Perché condivido queste scoperte
Mentre studio questi concetti, sento il desiderio di condividerli perché ribaltano molte delle nostre concezioni moderne. Spesso ci avviciniamo ai testi antichi con categorie mentali contemporanee, perdendo così la ricchezza e la profondità del loro significato originale.
La rivelazione nell'Antico Testamento non è un processo intellettuale, ma un'esperienza esistenziale. Non è l'acquisizione di una dottrina, ma l'incontro con una Presenza che cambia la direzione della vita e della storia.

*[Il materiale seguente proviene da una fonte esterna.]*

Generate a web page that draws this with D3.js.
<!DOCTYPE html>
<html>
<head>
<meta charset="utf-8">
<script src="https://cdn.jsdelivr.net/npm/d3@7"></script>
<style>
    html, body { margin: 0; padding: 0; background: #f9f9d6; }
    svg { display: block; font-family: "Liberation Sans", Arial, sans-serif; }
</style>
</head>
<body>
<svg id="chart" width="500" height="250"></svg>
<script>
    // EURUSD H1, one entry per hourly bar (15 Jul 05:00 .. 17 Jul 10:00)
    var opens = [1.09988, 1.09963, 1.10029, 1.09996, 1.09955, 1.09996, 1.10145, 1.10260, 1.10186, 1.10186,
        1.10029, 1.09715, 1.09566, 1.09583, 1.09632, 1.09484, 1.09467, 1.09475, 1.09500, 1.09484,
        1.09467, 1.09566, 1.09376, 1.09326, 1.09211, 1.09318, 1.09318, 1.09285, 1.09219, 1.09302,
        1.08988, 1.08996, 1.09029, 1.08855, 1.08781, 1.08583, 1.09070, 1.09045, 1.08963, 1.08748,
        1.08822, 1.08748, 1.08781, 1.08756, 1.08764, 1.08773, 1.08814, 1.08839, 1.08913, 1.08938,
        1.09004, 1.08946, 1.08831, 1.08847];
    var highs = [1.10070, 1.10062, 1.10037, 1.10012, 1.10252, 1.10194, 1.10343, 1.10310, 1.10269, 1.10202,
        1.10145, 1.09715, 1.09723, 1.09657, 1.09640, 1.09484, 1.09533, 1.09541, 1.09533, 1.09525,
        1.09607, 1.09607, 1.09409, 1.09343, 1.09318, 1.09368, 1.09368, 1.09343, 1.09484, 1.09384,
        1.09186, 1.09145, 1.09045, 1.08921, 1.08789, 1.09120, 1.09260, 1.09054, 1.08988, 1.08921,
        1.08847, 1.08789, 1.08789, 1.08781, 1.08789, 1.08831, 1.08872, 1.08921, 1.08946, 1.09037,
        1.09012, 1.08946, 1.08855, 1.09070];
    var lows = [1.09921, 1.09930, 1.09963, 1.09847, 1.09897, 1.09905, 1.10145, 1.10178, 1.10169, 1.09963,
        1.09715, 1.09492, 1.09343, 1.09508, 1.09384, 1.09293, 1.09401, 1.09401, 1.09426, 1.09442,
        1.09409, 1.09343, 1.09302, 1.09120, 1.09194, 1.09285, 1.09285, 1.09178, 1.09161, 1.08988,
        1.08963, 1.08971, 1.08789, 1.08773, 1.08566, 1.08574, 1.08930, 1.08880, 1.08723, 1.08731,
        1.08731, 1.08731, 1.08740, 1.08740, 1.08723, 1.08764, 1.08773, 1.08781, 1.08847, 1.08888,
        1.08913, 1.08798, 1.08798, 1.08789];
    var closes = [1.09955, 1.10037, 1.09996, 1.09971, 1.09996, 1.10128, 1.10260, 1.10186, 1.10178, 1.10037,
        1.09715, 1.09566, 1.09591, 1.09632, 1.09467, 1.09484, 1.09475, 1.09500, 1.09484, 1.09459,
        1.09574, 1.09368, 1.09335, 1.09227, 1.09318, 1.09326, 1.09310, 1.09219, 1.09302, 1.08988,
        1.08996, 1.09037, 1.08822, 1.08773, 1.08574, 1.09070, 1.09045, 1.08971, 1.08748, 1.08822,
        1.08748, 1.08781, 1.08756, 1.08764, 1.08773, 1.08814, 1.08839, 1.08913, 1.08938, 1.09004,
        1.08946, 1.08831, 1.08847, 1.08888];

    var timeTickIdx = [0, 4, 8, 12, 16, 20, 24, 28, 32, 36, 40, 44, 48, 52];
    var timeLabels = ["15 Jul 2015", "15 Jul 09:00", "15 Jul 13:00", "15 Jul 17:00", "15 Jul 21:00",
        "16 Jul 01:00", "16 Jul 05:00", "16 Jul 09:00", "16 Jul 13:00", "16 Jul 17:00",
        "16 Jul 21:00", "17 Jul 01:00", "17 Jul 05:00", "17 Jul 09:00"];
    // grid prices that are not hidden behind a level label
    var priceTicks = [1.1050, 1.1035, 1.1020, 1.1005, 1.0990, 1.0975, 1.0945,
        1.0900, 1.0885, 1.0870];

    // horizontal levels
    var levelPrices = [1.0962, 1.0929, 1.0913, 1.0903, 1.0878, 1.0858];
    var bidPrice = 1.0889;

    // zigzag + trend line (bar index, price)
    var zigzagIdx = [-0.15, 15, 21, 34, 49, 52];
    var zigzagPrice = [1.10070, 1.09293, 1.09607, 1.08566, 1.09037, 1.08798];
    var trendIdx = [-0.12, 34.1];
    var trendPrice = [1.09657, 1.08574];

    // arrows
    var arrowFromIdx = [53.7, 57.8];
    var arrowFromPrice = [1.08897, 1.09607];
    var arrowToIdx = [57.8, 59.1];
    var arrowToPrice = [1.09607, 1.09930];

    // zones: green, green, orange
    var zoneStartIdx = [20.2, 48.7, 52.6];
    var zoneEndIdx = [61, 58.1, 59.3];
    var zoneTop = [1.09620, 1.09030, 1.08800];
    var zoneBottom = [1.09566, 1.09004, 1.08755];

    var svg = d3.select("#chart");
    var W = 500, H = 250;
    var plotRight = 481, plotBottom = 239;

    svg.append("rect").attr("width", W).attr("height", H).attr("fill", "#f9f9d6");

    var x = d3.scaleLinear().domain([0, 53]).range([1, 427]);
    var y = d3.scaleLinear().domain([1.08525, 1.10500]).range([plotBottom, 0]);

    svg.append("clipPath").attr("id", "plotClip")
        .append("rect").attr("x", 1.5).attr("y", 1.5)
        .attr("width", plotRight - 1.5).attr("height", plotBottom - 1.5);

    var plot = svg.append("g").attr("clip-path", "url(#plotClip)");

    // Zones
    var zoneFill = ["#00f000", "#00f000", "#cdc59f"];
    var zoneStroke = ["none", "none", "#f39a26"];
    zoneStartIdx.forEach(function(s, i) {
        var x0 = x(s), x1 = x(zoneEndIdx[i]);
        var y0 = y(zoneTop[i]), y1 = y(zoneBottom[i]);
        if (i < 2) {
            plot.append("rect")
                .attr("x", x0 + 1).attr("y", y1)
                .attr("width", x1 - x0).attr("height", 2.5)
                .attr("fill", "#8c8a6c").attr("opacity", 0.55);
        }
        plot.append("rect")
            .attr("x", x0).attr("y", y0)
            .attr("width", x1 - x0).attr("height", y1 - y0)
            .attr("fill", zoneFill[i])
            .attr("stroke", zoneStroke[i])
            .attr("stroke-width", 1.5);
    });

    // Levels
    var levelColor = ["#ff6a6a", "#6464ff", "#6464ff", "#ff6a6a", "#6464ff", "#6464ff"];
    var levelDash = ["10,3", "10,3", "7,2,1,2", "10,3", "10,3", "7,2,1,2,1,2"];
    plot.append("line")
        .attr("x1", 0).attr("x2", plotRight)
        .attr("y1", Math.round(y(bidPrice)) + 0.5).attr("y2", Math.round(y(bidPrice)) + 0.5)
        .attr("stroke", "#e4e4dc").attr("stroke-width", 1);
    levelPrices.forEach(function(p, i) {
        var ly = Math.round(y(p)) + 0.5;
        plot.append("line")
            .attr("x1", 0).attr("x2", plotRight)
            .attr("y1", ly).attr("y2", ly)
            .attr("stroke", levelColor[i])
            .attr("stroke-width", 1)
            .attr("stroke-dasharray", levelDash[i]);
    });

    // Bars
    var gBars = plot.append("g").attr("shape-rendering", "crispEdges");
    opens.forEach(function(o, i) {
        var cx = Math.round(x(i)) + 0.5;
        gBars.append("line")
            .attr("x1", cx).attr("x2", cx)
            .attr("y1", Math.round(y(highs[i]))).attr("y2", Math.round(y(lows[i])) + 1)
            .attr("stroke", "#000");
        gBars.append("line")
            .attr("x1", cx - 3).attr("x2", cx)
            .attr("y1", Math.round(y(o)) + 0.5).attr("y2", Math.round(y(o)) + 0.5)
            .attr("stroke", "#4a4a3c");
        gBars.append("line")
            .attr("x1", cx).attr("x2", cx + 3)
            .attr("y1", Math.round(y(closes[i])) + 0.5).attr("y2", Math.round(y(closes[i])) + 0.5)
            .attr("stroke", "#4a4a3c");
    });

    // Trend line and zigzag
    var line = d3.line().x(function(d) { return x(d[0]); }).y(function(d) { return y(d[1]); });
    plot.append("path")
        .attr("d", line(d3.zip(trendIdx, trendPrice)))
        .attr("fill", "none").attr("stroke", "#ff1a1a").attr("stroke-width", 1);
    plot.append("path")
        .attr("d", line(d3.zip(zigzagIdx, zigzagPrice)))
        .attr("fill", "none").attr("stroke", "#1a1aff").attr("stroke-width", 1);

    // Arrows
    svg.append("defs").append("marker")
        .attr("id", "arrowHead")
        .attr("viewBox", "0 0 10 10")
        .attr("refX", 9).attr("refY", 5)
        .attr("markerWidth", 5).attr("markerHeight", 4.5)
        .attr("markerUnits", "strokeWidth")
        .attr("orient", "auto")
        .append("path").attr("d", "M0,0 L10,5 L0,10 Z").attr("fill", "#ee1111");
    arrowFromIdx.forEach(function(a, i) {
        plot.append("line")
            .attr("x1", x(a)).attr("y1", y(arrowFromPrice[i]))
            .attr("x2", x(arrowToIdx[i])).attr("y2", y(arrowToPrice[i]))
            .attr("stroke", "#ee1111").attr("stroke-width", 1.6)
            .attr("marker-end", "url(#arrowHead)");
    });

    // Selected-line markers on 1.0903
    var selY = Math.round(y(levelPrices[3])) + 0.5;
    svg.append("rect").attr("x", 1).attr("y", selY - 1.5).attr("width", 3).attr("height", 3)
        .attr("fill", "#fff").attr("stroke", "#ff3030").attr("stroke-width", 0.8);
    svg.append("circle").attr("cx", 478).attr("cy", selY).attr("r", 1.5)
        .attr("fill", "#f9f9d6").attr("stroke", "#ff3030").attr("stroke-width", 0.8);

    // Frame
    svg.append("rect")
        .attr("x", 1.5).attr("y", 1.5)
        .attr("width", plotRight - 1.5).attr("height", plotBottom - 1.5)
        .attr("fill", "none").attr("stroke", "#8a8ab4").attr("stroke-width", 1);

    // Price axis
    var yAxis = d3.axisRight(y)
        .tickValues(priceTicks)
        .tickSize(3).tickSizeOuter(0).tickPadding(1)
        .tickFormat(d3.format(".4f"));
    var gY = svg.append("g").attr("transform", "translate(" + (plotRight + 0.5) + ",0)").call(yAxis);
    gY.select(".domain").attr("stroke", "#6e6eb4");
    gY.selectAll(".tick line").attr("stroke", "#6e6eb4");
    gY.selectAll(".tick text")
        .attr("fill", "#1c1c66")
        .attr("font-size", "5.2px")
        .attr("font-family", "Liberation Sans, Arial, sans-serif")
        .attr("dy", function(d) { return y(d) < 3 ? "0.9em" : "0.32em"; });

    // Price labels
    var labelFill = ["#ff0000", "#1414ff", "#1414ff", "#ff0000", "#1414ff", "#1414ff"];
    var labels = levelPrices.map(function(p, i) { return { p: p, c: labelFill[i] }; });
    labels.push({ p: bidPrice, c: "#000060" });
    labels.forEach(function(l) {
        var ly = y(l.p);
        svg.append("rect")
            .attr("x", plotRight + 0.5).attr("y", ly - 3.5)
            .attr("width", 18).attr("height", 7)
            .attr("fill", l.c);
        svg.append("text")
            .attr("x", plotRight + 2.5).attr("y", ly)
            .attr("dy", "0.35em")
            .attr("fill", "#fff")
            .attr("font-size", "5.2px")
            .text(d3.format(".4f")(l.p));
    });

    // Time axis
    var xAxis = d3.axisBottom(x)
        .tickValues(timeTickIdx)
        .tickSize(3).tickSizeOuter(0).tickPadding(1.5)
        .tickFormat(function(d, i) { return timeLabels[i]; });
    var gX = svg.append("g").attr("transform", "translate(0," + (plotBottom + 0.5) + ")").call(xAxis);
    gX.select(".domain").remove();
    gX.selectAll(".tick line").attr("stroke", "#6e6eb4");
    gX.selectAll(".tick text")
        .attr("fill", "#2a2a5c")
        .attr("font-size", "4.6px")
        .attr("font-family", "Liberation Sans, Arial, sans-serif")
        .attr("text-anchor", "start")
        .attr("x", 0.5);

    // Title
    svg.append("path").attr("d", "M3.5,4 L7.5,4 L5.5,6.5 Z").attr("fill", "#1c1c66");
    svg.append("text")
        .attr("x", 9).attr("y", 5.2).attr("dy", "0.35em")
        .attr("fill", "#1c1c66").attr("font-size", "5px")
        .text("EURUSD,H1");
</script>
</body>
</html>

Non so se per te è lo stesso, ma per me queste nozioni hanno profondamente cambiato il mio approccio ai testi sacri. Mi hanno fatto capire che la fede biblica non è principalmente un sistema di credenze da accettare intellettualmente, ma un'esperienza di incontro da vivere nella concretezza della storia e delle relazioni.
C’è un Dio che mi aspetta, che viene ad incontrarmi ed ha un progetto per me.
Nel nostro mondo dominato dall'informazione, forse abbiamo qualcosa da imparare da questa concezione più incarnata e concreta della conoscenza. Forse la vera sapienza non si trova solo nei manuali, ma anche nell'esperienza viva della realtà e nella disponibilità a lasciarsi interpellare da ciò che ci supera.